The Mets rotation will be more or less at full strength for the first time all year. deGrom will step into an excellent starting five alongside Scherzer, Chris Bassitt, Taijuan Walker and Carlos Carrasco. Scherzer has been his typically dominant self, while Walker has somewhat quietly posted a 2.67 ERA across 17 starts. Bassitt had a rough stretch between May and June, though the typically reliable righty has bounced back with a 3.20 mark this month. Carrasco is a more than qualified fifth option, posting a 4.07 ERA with better than average strikeout, walk and ground-ball rates. David Peterson is a solid sixth starter. The Mets do remain without righty Tylor Megill due to a shoulder injury. Manager Buck Showalter told reporters Friday the club was viewing Megill as a bullpen option for the rest of this season once he makes his return, which won’t be until at least late August.
The Mets are a virtual lock to make the postseason, and the organization is surely anticipating running out three or four members of that group in a playoff rotation. The more immediate concern is holding onto a three-game lead over the defending champion Braves in the NL East, with the new postseason format’s first-round bye making it particularly advantageous to finish as a top-two seed in each league. It appears the National League’s byes will wind up going to the Dodgers and the East winner.
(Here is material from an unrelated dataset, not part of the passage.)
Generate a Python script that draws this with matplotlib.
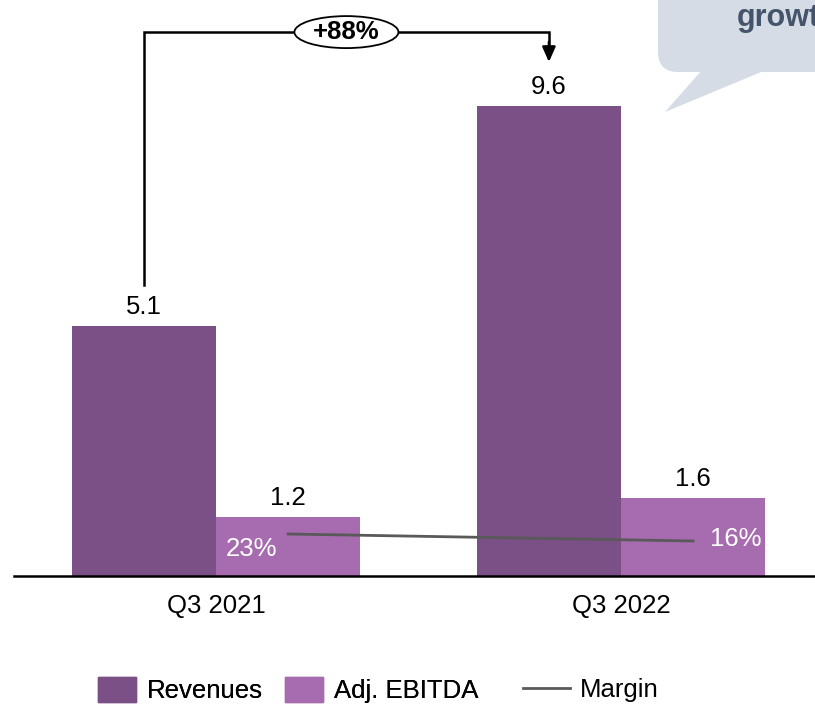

As for deGrom, he’ll have two months (plus any postseason action) to reestablish himself as the sport’s best pitcher now that he’s healthy. In spite of his absence, the 34-year-old has maintained he plans to opt out of the final guaranteed season of his deal at the end of this year. That’d be a no-brainer decision if he demonstrates he remains at peak form for the final couple months, particularly with one of the top impending free agent starters (Joe Musgrove) now unlikely to hit the market.